The Git Directory operator is used to get all the files in the directory from the Git directory. It is often used as a pre-operator for Shell, Python, Notebook and other operators to provide the required code files. For example:

../_images/git_dir_calculator.png

Input Parameters Description

Name

Required/optional

Type

Description

data_source_name

Required

String

Data source name from the data source connection configuration.

project

Required

String

Git project name.

branch

Required

String

Git branch name.

paths

Required

List

File path list (in list format), where the list element may be a file or path. For example: [“modelhosting_prj/model6/test1.py”].

Output parameters description

Name

Type

Description

workspace

Directory

Directory where the file is located (minio), which is of directory type, and is used to output the directories and files in paths in the form of workspace.

paths

List

File path list (in list format), which can be used for subsequent operators to traverse the list files for alternate processing.

Git File Operator

The Git File operator is used to get a specified single file from the Git warehouse for the input of other operators.

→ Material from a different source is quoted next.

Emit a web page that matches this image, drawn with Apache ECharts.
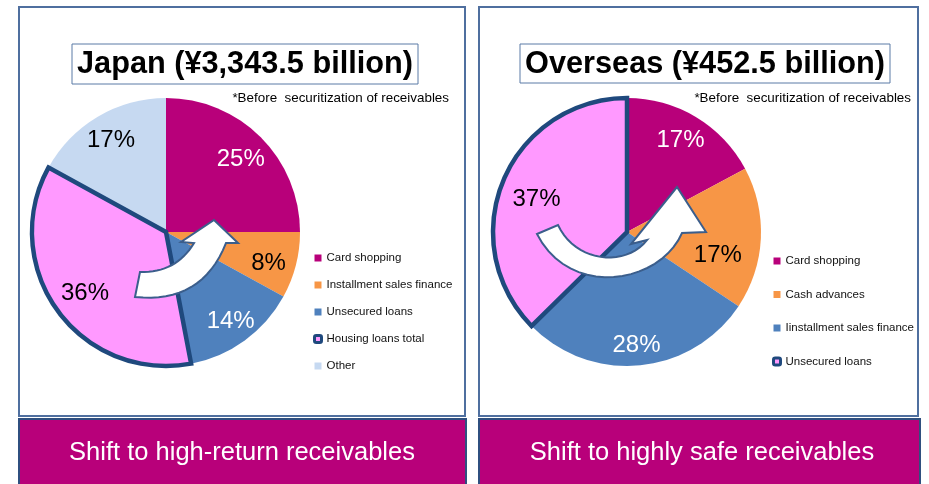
<!DOCTYPE html>
<html>
<head>
<meta charset="utf-8">
<script src="https://cdn.jsdelivr.net/npm/echarts@6/dist/echarts.min.js"></script>
<style>
  html, body { margin: 0; padding: 0; background: #fff; }
  #chart { width: 929px; height: 484px; }
</style>
</head>
<body>
<div id="chart"></div>
<script>
// data
const japanCategories = ["Card shopping", "Installment sales finance", "Unsecured loans", "Housing loans total", "Other"];
const japanShares = [25, 8, 14, 36, 17];
const overseasCategories = ["Card shopping", "Cash advances", "Iinstallment sales finance", "Unsecured loans"];
const overseasShares = [17, 17, 28, 37];

const japanColors = ["#b8007a", "#f79646", "#4f81bd", "#ff99ff", "#c6d9f1"];
const overseasColors = ["#b8007a", "#f79646", "#4f81bd", "#ff99ff"];
const japanLabelColors = ["#fff", "#000", "#fff", "#000", "#000"];
const overseasLabelColors = ["#fff", "#000", "#fff", "#000"];
// small nudges of the percentage labels [dx, dy]
const japanLabelNudge = [[-3, 5], [-4, 4], [0, 0], [8, -3], [1, 3]];
const overseasLabelNudge = [[-3, 3], [-19, 18], [-1, 4], [11, 10]];
const highlightIndex = 3; // slice with thick border

const FONT = "Liberation Sans, Arial, sans-serif";
const EDGE = "#1f497d";

const chart = echarts.init(document.getElementById("chart"));

function nudgePadding(n) {
  // horizontal shift of the text inside its centred box
  const dx = n[0];
  return [0, Math.max(-dx, 0) * 2, 0, Math.max(dx, 0) * 2];
}

function pieSeries(center, names, values, colors, labelColors, nudges) {
  // base fill
  const base = {
    type: "pie",
    center: center,
    radius: [0, 134],
    startAngle: 90,
    silent: true,
    label: { show: false },
    labelLine: { show: false },
    emphasis: { disabled: true },
    data: names.map((n, i) => ({ name: n, value: values[i], itemStyle: { color: colors[i], borderWidth: 0 } })),
  };
  // thick border of the highlighted slice, drawn on top
  const border = {
    type: "pie",
    center: center,
    radius: [0, 134],
    startAngle: 90,
    silent: true,
    z: 3,
    label: { show: false },
    labelLine: { show: false },
    emphasis: { disabled: true },
    data: values.map((v, i) => ({
      value: v,
      itemStyle: i === highlightIndex
        ? { color: "transparent", borderColor: EDGE, borderWidth: 4.5, borderJoin: "miter" }
        : { color: "transparent", borderWidth: 0 },
    })),
  };
  // labels placed near the rim
  const labels = {
    type: "pie",
    center: center,
    radius: [80, 134],
    startAngle: 90,
    silent: true,
    z: 4,
    labelLine: { show: false },
    emphasis: { disabled: true },
    label: {
      show: true,
      position: "inside",
      formatter: "{c}%",
      fontFamily: FONT,
      fontSize: 24,
    },
    data: values.map((v, i) => ({
      value: v,
      itemStyle: { color: "transparent", borderWidth: 0 },
      label: { color: labelColors[i], padding: nudgePadding(nudges[i]), offset: [0, nudges[i][1]] },
    })),
  };
  return [base, border, labels];
}

function legendData(names, colors) {
  return names.map((n, i) =>
    i === highlightIndex
      ? { name: n, icon: "roundRect", itemStyle: { color: colors[i], borderColor: EDGE, borderWidth: 3 } }
      : { name: n, icon: "rect", itemStyle: { color: colors[i], borderWidth: 0 } }
  );
}

function txt(text, x, y, size, weight, color, align) {
  return {
    type: "text",
    z: 20,
    style: {
      text: text, x: x, y: y,
      fontFamily: FONT, fontSize: size, fontWeight: weight,
      fill: color,
      align: align, textAlign: align,
      verticalAlign: "middle", textVerticalAlign: "middle",
    },
  };
}

// outline helpers for the decorative arrows
function quad(p0, c, p1) {
  const pts = [];
  for (let k = 1; k <= 16; k++) {
    const t = k / 16, u = 1 - t;
    pts.push([u * u * p0[0] + 2 * u * t * c[0] + t * t * p1[0], u * u * p0[1] + 2 * u * t * c[1] + t * t * p1[1]]);
  }
  return pts;
}
function cubic(p0, c1, c2, p1) {
  const pts = [];
  for (let k = 1; k <= 20; k++) {
    const t = k / 20, u = 1 - t;
    pts.push([
      u * u * u * p0[0] + 3 * u * u * t * c1[0] + 3 * u * t * t * c2[0] + t * t * t * p1[0],
      u * u * u * p0[1] + 3 * u * u * t * c1[1] + 3 * u * t * t * c2[1] + t * t * t * p1[1],
    ]);
  }
  return pts;
}
function arrow(points) {
  return {
    type: "polygon",
    z: 10,
    shape: { points: points },
    style: { fill: "#fff", stroke: "#3b5e8c", lineWidth: 2, lineJoin: "miter" },
  };
}

const leftArrow = [[135, 297], [140, 272]]
  .concat(quad([140, 272], [176, 273], [194, 243]))
  .concat([[181, 242], [214, 220], [238, 243], [226, 243]])
  .concat(quad([226, 243], [202, 304], [135, 297]));

const rightArrow = [[537, 234], [558, 225]]
  .concat(cubic([558, 225], [575, 262], [625, 268], [647, 240]))
  .concat([[631, 244], [677, 187], [706, 232], [682, 233]])
  .concat(cubic([682, 233], [660, 284], [570, 299], [537, 234]));

const legendText = { fontFamily: FONT, fontSize: 11.5, color: "#111", lineHeight: 14 };

const option = {
  animation: false,
  backgroundColor: "#fff",
  legend: [
    {
      orient: "vertical",
      left: 313,
      top: 251,
      padding: 0,
      itemWidth: 7,
      itemHeight: 7,
      itemGap: 13,
      selectedMode: false,
      textStyle: legendText,
      data: legendData(japanCategories, japanColors),
    },
    {
      orient: "vertical",
      left: 772,
      top: 254,
      padding: 0,
      itemWidth: 7,
      itemHeight: 7,
      itemGap: 19.5,
      selectedMode: false,
      textStyle: legendText,
      data: legendData(overseasCategories, overseasColors),
    },
  ],
  graphic: [
    // panels
    { type: "rect", z: 0, shape: { x: 19, y: 7, width: 446, height: 409 }, style: { fill: "#fff", stroke: "#4f6f9f", lineWidth: 2 } },
    { type: "rect", z: 0, shape: { x: 479, y: 7, width: 439, height: 409 }, style: { fill: "#fff", stroke: "#4f6f9f", lineWidth: 2 } },
    // banners
    { type: "rect", z: 0, shape: { x: 19, y: 419, width: 447, height: 70 }, style: { fill: "#b8007a", stroke: "#2f4f7f", lineWidth: 2 } },
    { type: "rect", z: 0, shape: { x: 479, y: 419, width: 441, height: 70 }, style: { fill: "#b8007a", stroke: "#2f4f7f", lineWidth: 2 } },
    txt("Shift to high-return receivables", 242, 453, 25.5, "normal", "#fff", "center"),
    txt("Shift to highly safe receivables", 702, 453, 25.5, "normal", "#fff", "center"),
    // title boxes
    { type: "rect", z: 1, shape: { x: 72, y: 44, width: 346, height: 40 }, style: { fill: "#fff", stroke: "#5b7ba6", lineWidth: 1 } },
    { type: "rect", z: 1, shape: { x: 520, y: 44, width: 370, height: 39 }, style: { fill: "#fff", stroke: "#5b7ba6", lineWidth: 1 } },
    txt("Japan (¥3,343.5 billion)", 245, 65, 30.7, "bold", "#000", "center"),
    txt("Overseas (¥452.5 billion)", 705, 65, 30.7, "bold", "#000", "center"),
    txt("*Before  securitization of receivables", 449, 98, 13.4, "normal", "#000", "right"),
    txt("*Before  securitization of receivables", 911, 98, 13.4, "normal", "#000", "right"),
    // curved arrows
    arrow(leftArrow),
    arrow(rightArrow),
  ],
  series: [
    ...pieSeries([166, 232], japanCategories, japanShares, japanColors, japanLabelColors, japanLabelNudge),
    ...pieSeries([627, 232], overseasCategories, overseasShares, overseasColors, overseasLabelColors, overseasLabelNudge),
  ],
};

chart.setOption(option);
</script>
</body>
</html>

Input Parameters Description

Name

Required/optional

Type

Description

data_source_name

Required

String

Data source name from the data source connection configuration.

project

Required

String

Git project name.

branch

Required

String

Git branch name.

file_path

Required

String

File path.

Output parameters description

Name

Type

Description

file

File

Output a single file pulled from Git.

HDFS Directory Operator

The HDFS Directory operator is used to get one or more files in a specified directory from HDFS.

Input Parameters Description

Name

Required/optional

Type

Description

data_source_name

Required

String

Data source name from the data source connection configuration.

file_paths

Required

List

HDFS file path list.

Output parameters description

Name

Type

Description

workspace

Directory

File directory.

paths

List

File path list (in list format), which can be used for subsequent operators to traverse the list files for alternate processing.

HDFS File Operator

The HDFS File operator is used to get a single file in a specified directory from HDFS.

Input Parameters Description

Name

Required/optional

Type

Description

data_source_name

Required

String

Data source name from the data source connection configuration.

file_path

Required

String

HDFS file path.

Output parameters description

Name

Type

Description

file

File

Output a single file gotten from HDFS.